Will Whitehorn, Virgin Group’s corporate affairs and brand strategy director, told Daily Variety the company has had several approaches from cable and satellite operators in Europe to use the Virgin brand, but would not comment on whether it was in discussions with Numericable.
Discussions with Numericable, which covers 9 million households in France, are understood to revolve around a bundling deal in France involving cable broadband and fixed-line telephony, which Numericable already provides, with the possible addition of voiceover Internet protocol (VoIP).
Many analysts see France as a logical starting point for the expansion of the Virgin brand, due to the level of name recognition it already has in the country. In 2005, the no-frills Virgin Mobile network was launched in France in a joint venture with the Carphone Warehouse, Europe’s largest independent retailer of mobile phones and services. Carphone Warehouse will shortly launch Virgin Media bundles in its 780 U.K. outlets.
Virgin has also just had approval on a deal to rebrand Lagardare-owned radio station Europe 2 as Virgin Radio and its music channel Europe2 TV as Virgin 17.

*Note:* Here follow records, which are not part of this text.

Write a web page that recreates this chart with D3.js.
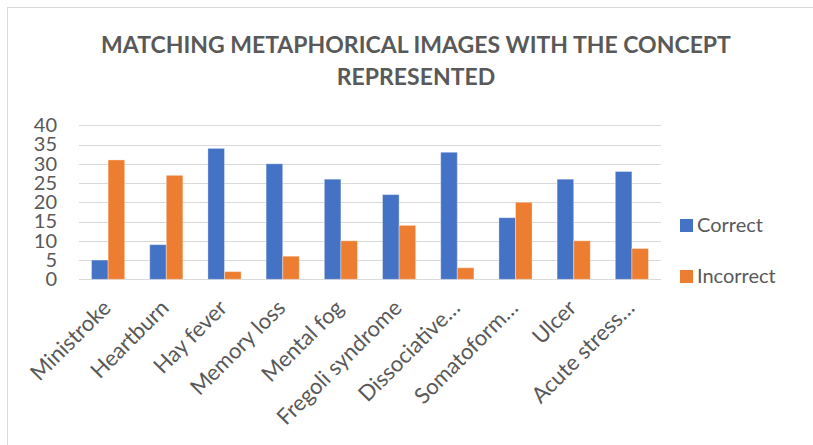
<!DOCTYPE html>
<html>
<head>
<meta charset="utf-8">
<script src="https://cdn.jsdelivr.net/npm/d3@7/dist/d3.min.js"></script>
<style>
  html, body { margin: 0; padding: 0; background: #fff; }
  svg { display: block; }
  text { font-family: Lato, "Open Sans", sans-serif; fill: #595959; }
</style>
</head>
<body>
<svg id="chart" width="813" height="445"></svg>
<script>
// Chart data
const categories = ["Ministroke", "Heartburn", "Hay fever", "Memory loss", "Mental fog",
  "Fregoli syndrome", "Dissociative…", "Somatoform…", "Ulcer", "Acute stress…"];
const seriesNames = ["Correct", "Incorrect"];
const correct = [5, 9, 34, 30, 26, 22, 33, 16, 26, 28];
const incorrect = [31, 27, 2, 6, 10, 14, 3, 20, 10, 8];
const yTicks = [0, 5, 10, 15, 20, 25, 30, 35, 40];
const titleLines = ["MATCHING METAPHORICAL IMAGES WITH THE CONCEPT", "REPRESENTED"];

const colors = ["#4472C4", "#ED7D31"];
const series = [correct, incorrect];

const svg = d3.select("#chart");
const W = 813, H = 445;
const plot = { left: 79, right: 661, top: 125.3, bottom: 279.3 };

// Chart frame (only top and left edges fall inside the view)
svg.append("rect")
  .attr("x", 7.5).attr("y", 7.5)
  .attr("width", W).attr("height", H)
  .attr("fill", "none").attr("stroke", "#d9d9d9").attr("stroke-width", 1);

// Title
const title = svg.append("g");
titleLines.forEach((line, i) => {
  title.append("text")
    .attr("x", 416).attr("y", 53 + i * 32)
    .attr("text-anchor", "middle")
    .attr("font-weight", "bold")
    .attr("font-size", 23)
    .text(line);
});

const x = d3.scaleBand().domain(categories)
  .range([plot.left, plot.right])
  .paddingInner(0.43).paddingOuter(0.215);
const xs = d3.scaleBand().domain(seriesNames).range([0, x.bandwidth()]);
const y = d3.scaleLinear().domain([0, 40]).range([plot.bottom, plot.top]);

// Gridlines
svg.append("g").selectAll("line").data(yTicks).join("line")
  .attr("x1", plot.left).attr("x2", plot.right)
  .attr("y1", d => Math.round(y(d)) + 0.5).attr("y2", d => Math.round(y(d)) + 0.5)
  .attr("stroke", "#d9d9d9").attr("stroke-width", 1);

// Y axis labels
const yAxis = d3.axisLeft(y).tickValues(yTicks).tickSize(0).tickPadding(0);
const yg = svg.append("g").attr("transform", `translate(57,0)`).call(yAxis);
yg.select(".domain").remove();
yg.selectAll("text").attr("font-size", 20).attr("fill", "#595959")
  .style("font-family", "Lato, sans-serif");

// Bars
const groups = svg.append("g").selectAll("g").data(categories).join("g")
  .attr("transform", d => `translate(${x(d)},0)`);
groups.selectAll("rect")
  .data((d, i) => seriesNames.map((s, k) => ({ s, v: series[k][i], k })))
  .join("rect")
  .attr("x", d => xs(d.s))
  .attr("width", xs.bandwidth())
  .attr("y", d => y(d.v))
  .attr("height", d => y(0) - y(d.v))
  .attr("fill", d => colors[d.k])
  .attr("stroke", "#ffffff").attr("stroke-opacity", 0.35).attr("stroke-width", 1);

// Category labels
const xAxis = d3.axisBottom(x).tickSize(0).tickPadding(0);
const xg = svg.append("g").attr("transform", `translate(0,${plot.bottom})`).call(xAxis);
xg.select(".domain").remove();
xg.selectAll("text")
  .attr("font-size", 22).attr("fill", "#595959")
  .style("font-family", "Lato, sans-serif")
  .attr("text-anchor", "end")
  .attr("dy", null).attr("y", 0)
  .attr("transform", "translate(4,30) rotate(-45)");

// Legend
const legend = svg.append("g").selectAll("g").data(seriesNames).join("g")
  .attr("transform", (d, i) => `translate(680,${219 + i * 51})`);
legend.append("rect").attr("width", 13).attr("height", 13)
  .attr("fill", (d, i) => colors[i]);
legend.append("text").attr("x", 17).attr("y", 13)
  .attr("font-size", 20).text(d => d);
</script>
</body>
</html>
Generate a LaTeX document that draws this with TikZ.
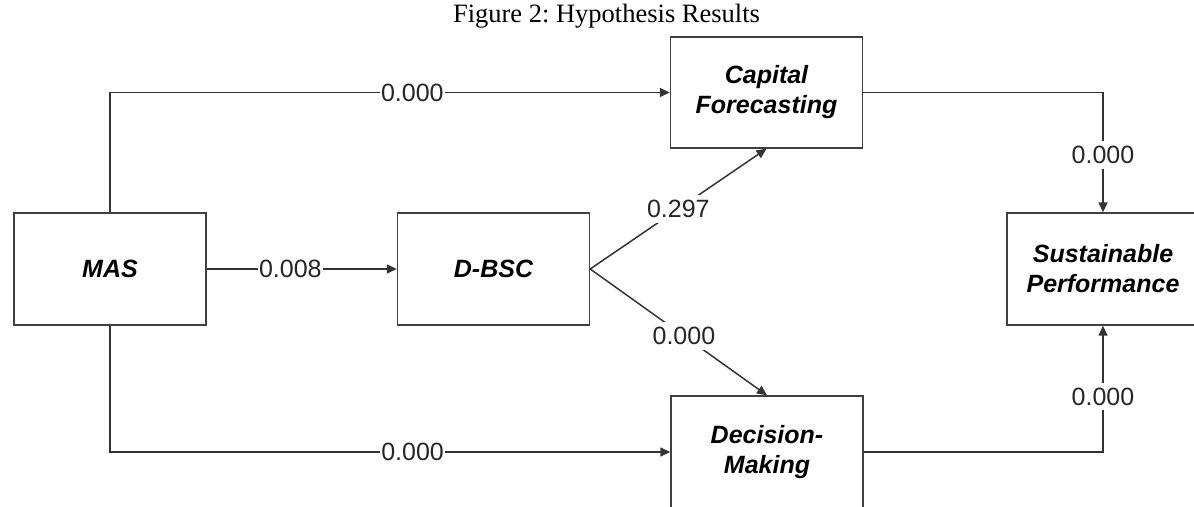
\documentclass[tikz,border=0pt]{standalone}
\usepackage{fontspec}
\setmainfont{Liberation Serif}
\setsansfont{Liberation Sans}
\usetikzlibrary{arrows.meta}

\tikzset{
	varbox/.style={draw=black!75, line width=1.4pt, minimum width=192pt, minimum height=112pt,
		align=center, font=\sffamily\bfseries\itshape\fontsize{25}{30}\selectfont},
	link/.style={draw=black!80, line width=1.5pt, -{Triangle[length=10pt,width=9pt]}},
	pval/.style={fill=white, inner xsep=1pt, inner ysep=5pt, text=black!85,
		font=\sffamily\fontsize{25}{29}\selectfont}
}

\begin{document}
\begin{tikzpicture}[x=1pt, y=-1pt]
		%%%%% START %%%%%
		\useasboundingbox (0, 0) rectangle (1194, 506);
		\clip (0, 0) rectangle (1194, 506);
		
		\node[anchor=base, font=\frenchspacing\fontsize{26.5}{30}\selectfont] (title) at (606.5, 23) {Figure 2: Hypothesis Results};
		
		\node[varbox] (mas) at (110, 269) {MAS};
		\node[varbox] (dbsc) at (493.5, 269) {D-BSC};
		\node[varbox, minimum height=111pt] (capital) at (766.5, 92.5) {Capital\\Forecasting};
		\node[varbox] (decision) at (767, 452) {Decision-\\Making};
		\node[varbox] (sustain) at (1103, 269) {Sustainable\\Performance};
		
		\draw[link] (mas.north) |- node[pval, pos=0.77] {0.000} (capital.west);
		\draw[link] (mas.east) -- node[pval, pos=0.44] {0.008} (dbsc.west);
		\draw[link] (mas.south) |- node[pval, pos=0.77] {0.000} (decision.west);
		
		\draw[link] (dbsc.east) -- node[pval, pos=0.5] {0.297} (capital.south);
		\draw[link] (dbsc.east) -- node[pval, pos=0.53] {0.000} (decision.north);
		
		\draw[link] (capital.east) -| node[pval, pos=0.76] {0.000} (sustain.north);
		\draw[link] (decision.east) -| node[pval, pos=0.72] {0.000} (sustain.south);
		%%%%% END %%%%%
	\end{tikzpicture}
\end{document}
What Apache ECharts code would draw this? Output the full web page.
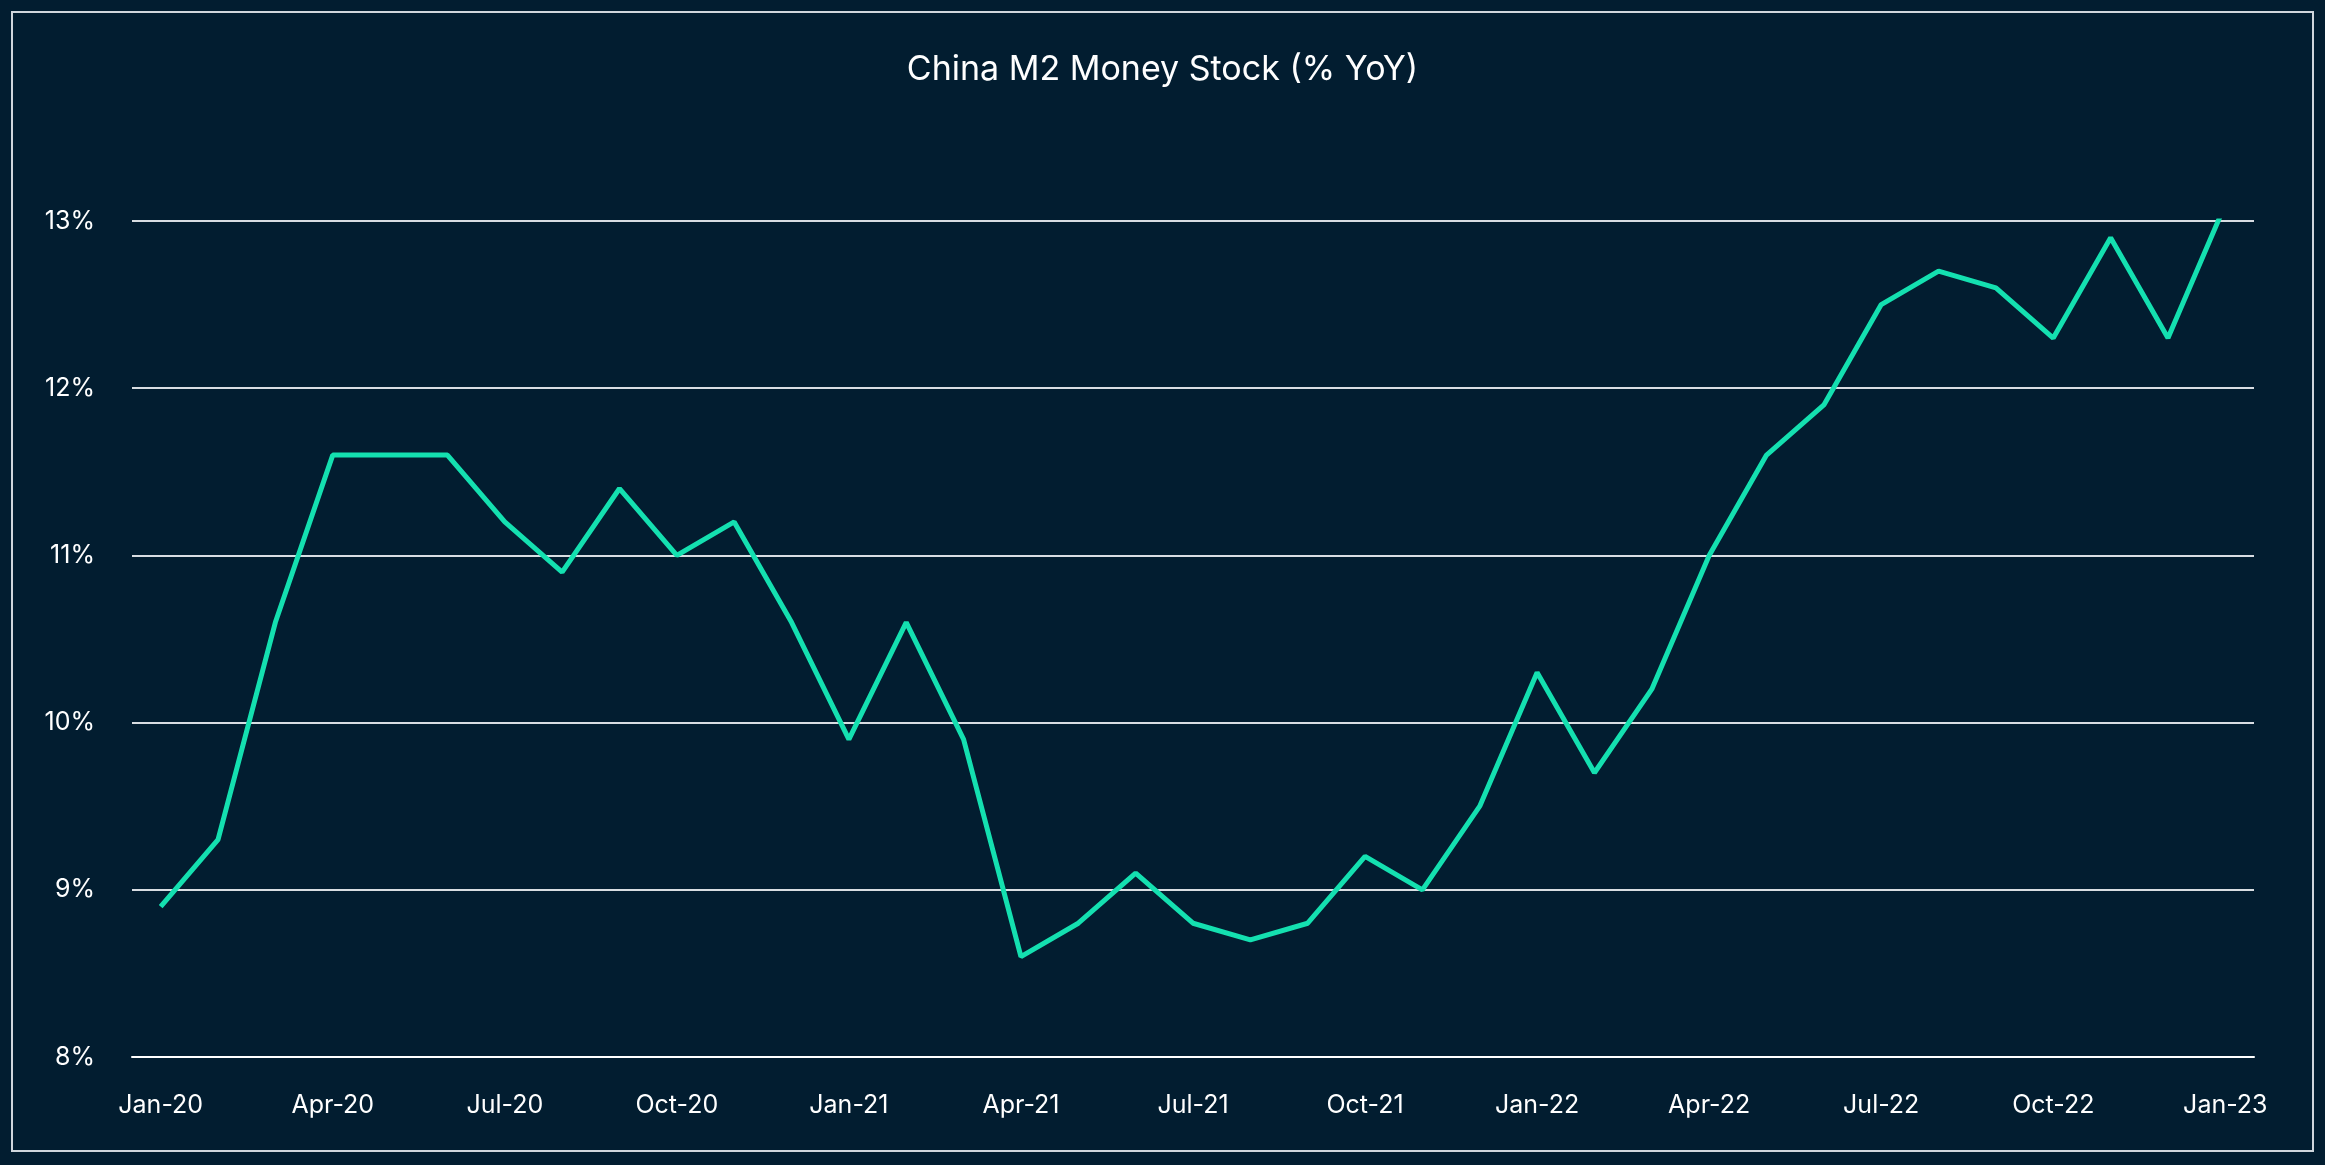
<!DOCTYPE html>
<html><head><meta charset="utf-8">
<script src="https://cdn.jsdelivr.net/npm/echarts@6/dist/echarts.min.js"></script>
<style>html,body{margin:0;padding:0;background:#021d30;}#c{width:2325px;height:1165px;}</style>
</head><body><div id="c"></div>
<script>
const categories = [];
const months = ['Jan','Feb','Mar','Apr','May','Jun','Jul','Aug','Sep','Oct','Nov','Dec'];
for (let y = 20; y <= 23; y++) for (let m = 0; m < 12; m++) { if (y === 23 && m > 0) break; categories.push(months[m] + '-' + y); }
const m2Yoy = [8.9,9.3,10.6,11.6,11.6,11.6,11.2,10.9,11.4,11.0,11.2,10.6,
  9.9,10.6,9.9,8.6,8.8,9.1,8.8,8.7,8.8,9.2,9.0,9.5,
  10.3,9.7,10.2,11.0,11.6,11.9,12.5,12.7,12.6,12.3,12.9,12.3,13.1];
const yTicks = [8,9,10,11,12,13];

const chart = echarts.init(document.getElementById('c'));
chart.setOption({
  backgroundColor: '#021d30',
  title: { text: 'China M2 Money Stock (% YoY)', left: 'center', top: 48,
    textStyle: { color: '#ffffff', fontSize: 34, fontWeight: 'normal', fontFamily: 'Inter' } },
  graphic: [{ type: 'rect', shape: { x: 12, y: 12, width: 2301, height: 1139 },
    style: { fill: 'none', stroke: '#d0d6dc', lineWidth: 2 } }],
  grid: { left: 132, right: 71, top: 221, bottom: 108 },
  xAxis: { type: 'category', data: categories, boundaryGap: true,
    axisLine: { lineStyle: { color: '#ffffff', width: 2 } },
    axisTick: { interval: 2, length: 8, lineStyle: { color: '#ffffff', width: 2 } },
    axisLabel: { interval: 2, color: '#ffffff', fontSize: 25, margin: 36, fontFamily: 'Inter' } },
  yAxis: { type: 'value', min: yTicks[0], max: yTicks[yTicks.length-1], interval: 1,
    axisLine: { show: false }, axisTick: { show: false },
    axisLabel: { color: '#ffffff', fontSize: 25, margin: 37, fontFamily: 'Inter', formatter: v => v + '%' },
    splitLine: { lineStyle: { color: '#d8dde2', width: 2 } } },
  series: [{ type: 'line', data: m2Yoy, clip: false, symbol: 'none',
    lineStyle: { color: '#14e0b0', width: 5 } }]
});
</script></body></html>
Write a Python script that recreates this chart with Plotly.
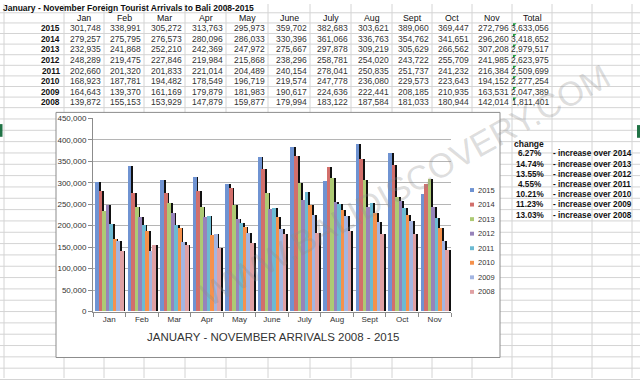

“Virgin Group is free to use the Virgin brand in the cable, satellite, TV and other similar spaces outside the U.K. and we have had several approaches to do so from European territories,” Whitehorn said.
“We have had music and then retail for over 20 years under the Virgin brand and Virgin mobile has been trading in France for a year.”
If an agreement is reached between Virgin and Numericable, similar licensing deals with the brand are expected in other European markets in the near future.
Virgin Group already has a 10% stake in U.K. cable operator Virgin Media, but talks in France have apparently not involved merger or equity arrangements.
The reported discussions in France mark the latest in a series of international expansion forays by the Virgin Group, and come amid unhappiness among some Virgin Media investors regarding the announced abandonment of its planned $23 billion sale, due to turbulence in world financial markets. It is thought that the Carlyle Group, one of the world’s largest private equity firms, may have lost interest in acquiring Virgin Media in the past few days.